By Jesse Way
Here in Paris the discussion around how we will limit global temperature rise often focuses on the decarbonization of the energy industry. It is generally accepted here at COP 21 (from nearly every country of the world except Saudi Arabia and those it has been speaking on behalf of) for the need to move from an economy reliant on carbon polluting fossil fuels to one that is based on renewable energy sources. The need for change is acknowledged – the debate here remains more focused on how fast that transition must take place, how much it will cost and who is going to pay for it.
The role of forestry and the need to reduce deforestation is also recognized as our worlds forests play an essential role in sequestering carbon and therefore mitigating the dangerous effects of increasing carbon emissions.
However a third player in this conversation – agriculture – remains for the most part on the sidelines of discussions. How can the sector that is responsible for feeding the world remain such a marginalized component of the conversation? Agriculture, and more particularly small holder farmers and the need to improve their livelihoods, productivity and ecological resilience was a featured topic at this past weekends Global Landscapes Forum but here at COP it is often described only on the fringes of other conversations.

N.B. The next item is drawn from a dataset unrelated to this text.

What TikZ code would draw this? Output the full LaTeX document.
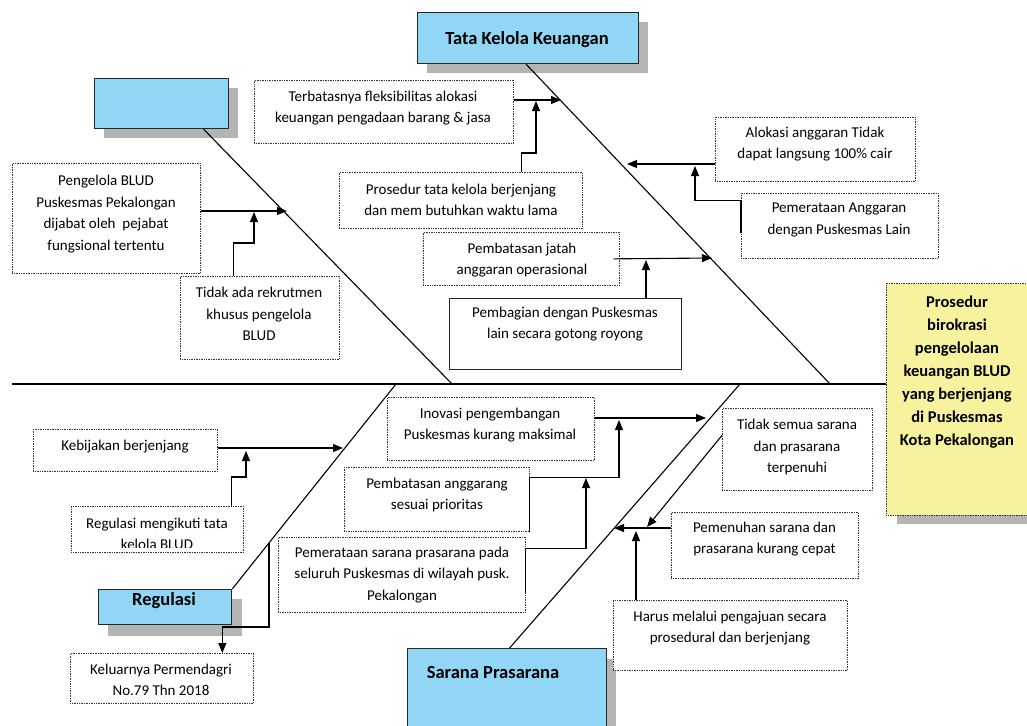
\documentclass[tikz,border=0pt]{standalone}
\usepackage{fontspec}
\setmainfont{Carlito}
\usetikzlibrary{arrows.meta,calc}
\definecolor{blu}{RGB}{146,214,245}
\definecolor{yelf}{RGB}{247,242,158}
\definecolor{shd}{RGB}{180,180,180}
\begin{document}
\begin{tikzpicture}[x=1pt,y=-1pt,
  dbox/.style={draw=black!80, densely dotted, line width=0.7pt, fill=white, inner sep=0pt, anchor=north west},
  sbox/.style={draw=black!85, line width=1pt, fill=white, inner sep=0pt, anchor=north west},
  hbox/.style={draw=black!85, line width=1.2pt, fill=blu, inner sep=0pt, anchor=north west},
  shadowbox/.style={fill=shd, draw=none, inner sep=0pt, anchor=north west},
  txt/.style={font=\fontsize{15}{21.5}\selectfont, align=center, inner sep=0pt},
  ytxt/.style={font=\fontsize{16.5}{23}\selectfont\bfseries, align=center, inner sep=0pt},
  ttl/.style={font=\fontsize{18.5}{22}\selectfont\bfseries, inner sep=0pt},
  bone/.style={line width=1.1pt},
  conn/.style={line width=1.1pt, -{Triangle[length=10pt,width=8pt]}}
]
\useasboundingbox (0,0) rectangle (1027,725);
\clip (0,0) rectangle (1027,725);
\fill[white] (0,0) rectangle (1027,725);

% ---------- head (yellow) ----------
\node[shadowbox, minimum width=150, minimum height=232] (ysh) at (897,292) {};
\node[dbox, fill=yelf, minimum width=150, minimum height=232] (yb) at (886,283) {};
\node[ytxt] (ybt) at (957,372) {Prosedur\\birokrasi\\pengelolaan\\keuangan BLUD\\yang berjenjang\\di Puskesmas\\Kota Pekalongan};

% ---------- spine ----------
\coordinate (spL) at (12,384);
\draw[line width=1.3pt] (spL) -- (yb.west |- spL);

% ---------- category boxes ----------
\node[shadowbox, minimum width=134, minimum height=50] (tlsh) at (104,88) {};
\node[hbox, minimum width=134, minimum height=50] (tlb) at (94,78) {};

\node[shadowbox, minimum width=221, minimum height=51] (tksh) at (427,22) {};
\node[hbox, minimum width=221, minimum height=51] (tk) at (417,12) {};
\node[ttl] (tkt) at (527,40) {Tata Kelola Keuangan};

\node[shadowbox, minimum width=134, minimum height=37] (rgsh) at (108,599) {};
\node[hbox, minimum width=133, minimum height=35] (rg) at (98,589) {};
\node[ttl] (rgt) at (164,601) {Regulasi};

\node[shadowbox, minimum width=199, minimum height=100] (srsh) at (417,659) {};
\node[hbox, minimum width=199, minimum height=100] (sr) at (407,648) {};
\node[ttl] (srt) at (493,672) {Sarana Prasarana};

% ---------- bones ----------
\coordinate (j1) at (452,384);
\coordinate (j2) at (830,384);
\coordinate (j3) at (396,384);
\coordinate (j4) at (740,384);
\draw[bone] ($(tlb.south)+(42,0)$) -- (j1);
\draw[bone] ($(tk.south)+(-2,0)$) -- (j2);
\draw[bone] (rg.north east) -- (j3);
\draw[bone] ($(sr.north)+(2.5,0)$) -- (j4);

% ---------- Tata Kelola Keuangan causes ----------
\node[dbox, minimum width=259, minimum height=63] (terb) at (254,80) {};
\node[txt] (terbt) at (383,108) {Terbatasnya fleksibilitas alokasi\\keuangan pengadaan barang \& jasa};

\node[dbox, minimum width=243, minimum height=56] (pros) at (339,172) {};
\node[txt] (prost) at (461,200) {Prosedur tata kelola berjenjang\\dan mem butuhkan waktu lama};

\node[dbox, minimum width=196, minimum height=53] (jat) at (423,232) {};
\node[txt] (jatt) at (522,260) {Pembatasan jatah\\anggaran operasional};

\node[sbox, minimum width=232, minimum height=71] (pemb) at (449,298) {};
\node[txt] (pembt) at (565,324) {Pembagian dengan Puskesmas\\lain secara gotong royong};

\node[dbox, minimum width=200, minimum height=64] (alok) at (715,117) {};
\node[txt] (alokt) at (815,144) {Alokasi anggaran Tidak\\dapat langsung 100\% cair};

\node[dbox, minimum width=197, minimum height=65] (pa) at (741,193) {};
\node[txt] (pat) at (839,220) {Pemerataan Anggaran\\dengan Puskesmas Lain};

\coordinate (tA) at (561,100);
\coordinate (tB) at (536,101);
\coordinate (tC) at (712,258);
\coordinate (tD) at (646,260);
\coordinate (tE) at (627,164);
\coordinate (tF) at (695,166);
\draw[conn] (terb.east |- tA) -- (tA);
\draw[conn] ($(pros.north)+(60.5,0)$) -- ++(0,-19) -| (tB);
\draw[conn] ($(jat.east)+(-6,0)$) -- (tC);
\draw[conn] (pemb.north -| tD) -- (tD);
\draw[conn] (alok.west |- tE) -- (tE);
\draw[conn] ($(pa.west)+(0,7.5)$) -- ++(0,-33) -| (tF);

% ---------- top-left causes ----------
\node[dbox, minimum width=188, minimum height=110] (peng) at (12,163) {};
\node[txt] (pengt) at (106,214) {Pengelola BLUD\\Puskesmas Pekalongan\\dijabat oleh\ \ pejabat\\fungsional tertentu};

\node[dbox, minimum width=159, minimum height=83] (tdk) at (180,276) {};
\node[txt] (tdkt) at (259,314) {Tidak ada rekrutmen\\khusus pengelola\\BLUD};

\coordinate (tG) at (287,211);
\coordinate (tH) at (254,212);
\draw[conn] (peng.east |- tG) -- (tG);
\draw[conn] ($(tdk.north)+(-26.5,0)$) -- ++(0,-33) -| (tH);

% ---------- Regulasi causes ----------
\node[dbox, minimum width=184, minimum height=42] (keb) at (33,429) {};
\node[txt] (kebt) at (125,447) {Kebijakan berjenjang};

\node[dbox, minimum width=172, minimum height=46] (regm) at (71,506) {};
\begin{scope}
\clip (71,507) rectangle (243,547);
\node[txt] (regmt) at (157,534) {Regulasi mengikuti tata\\kelola BLUD};
\end{scope}

\node[dbox, minimum width=183, minimum height=50] (kel) at (70,653) {};
\node[txt] (kelt) at (161,680) {Keluarnya Permendagri\\No.79 Thn 2018};

\coordinate (tI) at (343,448);
\coordinate (tJ) at (246,451);
\coordinate (rb) at (269,543);
\draw[conn] (keb.east |- tI) -- (tI);
\draw[conn] ($(regm.north)+(74,0)$) -- ++(0,-29) -| (tJ);
\draw[conn] (rb) -- ++(0,84) -| ($(kel.north)+(60.5,0)$);

% ---------- Sarana Prasarana causes ----------
\node[dbox, minimum width=207, minimum height=63] (inov) at (387,397) {};
\node[txt] (inovt) at (490,425) {Inovasi pengembangan\\Puskesmas kurang maksimal};

\node[dbox, minimum width=185, minimum height=64] (pang) at (344,467) {};
\node[txt] (pangt) at (437,495) {Pembatasan anggarang\\sesuai prioritas};

\node[dbox, minimum width=247, minimum height=75] (psar) at (278,537) {};
\node[txt] (psart) at (402,575) {Pemerataan sarana prasarana pada\\seluruh Puskesmas di wilayah pusk.\\Pekalongan};

\node[dbox, minimum width=150, minimum height=82] (tds) at (722,408) {};
\node[txt] (tdst) at (797,447) {Tidak semua sarana\\dan prasarana\\terpenuhi};

\node[dbox, minimum width=187, minimum height=66] (pmn) at (671,512) {};
\node[txt] (pmnt) at (764.5,539) {Pemenuhan sarana dan\\prasarana kurang cepat};

\node[dbox, minimum width=234, minimum height=70] (har) at (613,600) {};
\node[txt] (hart) at (730,628) {Harus melalui pengajuan secara\\prosedural dan berjenjang};

\coordinate (tL) at (706,418);
\coordinate (tM) at (619,420);
\coordinate (tN) at (586,478);
\coordinate (tO) at (647,527);
\coordinate (tP) at (614,528);
\coordinate (tQ) at (636,531);
\draw[conn] (inov.east |- tL) -- (tL);
\draw[conn] (pang.south east) -- ++(0,-54) -| (tM);
\draw[conn] ($(psar.south east)+(0,-20)$) -- ++(0,-44) -| (tN);
\draw[conn] ($(tds.west)+(0,-14)$) -- (tO);
\draw[conn] (pmn.west |- tP) -- (tP);
\draw[conn] (har.north -| tQ) -- (tQ);
\end{tikzpicture}
\end{document}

We sit here today with not a single instance of the word ‘agriculture’ appearing in the draft agreement.
Although absent from the draft text, over 80% of countries do refer to agriculture in their INDCs (Intended Nationally Determined Contributions aka how much each country is proposing to cut carbon emissions by). This overwhelming majority of countries mentioning agriculture demonstrates the importance improved methods of food production will play in accomplishing the carbon reduction goals set out by individual countries.
This integral role of agriculture in the conversation on climate was finally made more visible through the side event: ‘Carbon Sequestration, Agriculture and the INDCs: Soils for Food Security and Climate’.
As mentioned agriculture is absent from the Paris draft text agreement released yesterday; food security is mentioned but its role is very much under-appreciated. It was highlighted during the session that there should be as much of a focus on the carbonization of our agricultural systems as there is on the decarbonization of our energy sectors.
The recent launch of the 4p1000 initiative (http://4p1000.org) is a part of the drive to better acknowledge the role of soil carbon sequestration in not only mitigating carbon concentrations in our atmosphere but also increasing the productivity and profitability of agricultural landscapes. The premise is simple: by increasing soil carbon by 0.4% per year in agricultural landscapes we can sequester enough carbon to halt the annual increase of CO2 to our atmosphere.
Agroecological farming practises that lead to increasing soil carbon content are an essential component of achieving global food security, climate change mitigation and adaptation as well as improving the livleihoods of small holder farmers around the world. Through improved pasture grazing, better utilization of cover crops, the addition of perennials into annual crop production, agroforestry practises and other means of more agroecological farming we can not only feed the world but also combat climate change!
Disclaimer: The views and opinions expressed in this blog are those of the author and do not necessarily represent those of the International Forestry Students’ Association.